Quenching black hole accretion by active galactic nuclei feedback

Abstract: Observations of many dim galactic nuclei in local universe give good estimation of gas density and temperature at Bondi radius. If we assume the black hole accretes at Bondi accretion rate and radiates at efficiency of low-luminosity hot accretion flow, the predicted nuclei luminosity can be significantly higher than observations. Therefore, the real black hole mass accretion rate in these sources may be significantly smaller than the Bondi value. Active galactic nuclei (AGN) feedback may be responsible for decreasing black hole accretion rate to values much smaller than Bondi rate. We perform two-dimensional simulations of low angular momentum accretion flow at parsec and sub-parsec scales around low-luminosity active galactic nuclei (LLAGNs). We take into account the radiation and wind feedbacks of the LLAGN. The cross section of particle-particle interaction can be several orders of magnitude larger than that of photon-particle interaction.

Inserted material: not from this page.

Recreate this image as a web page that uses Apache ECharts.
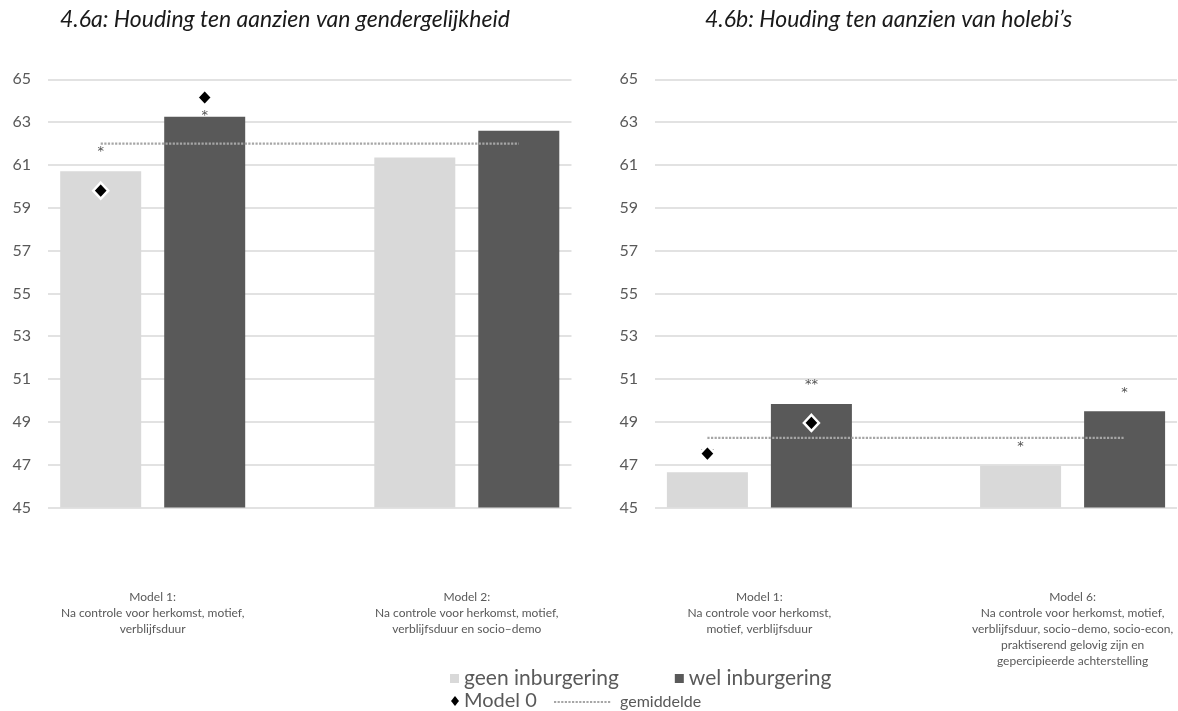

Therefore, we find that for the LLAGNs, effects of radiation feedback in decreasing black hole accretion rate are small. However, wind feedback can effectively decrease the black hole mass accretion rate. Due to the decrease of accretion rate, the black hole luminosity can be decreased by a factor of $\sim 33-400$. The results may be useful to explain why many galactic nuclei in the local universe are so dim.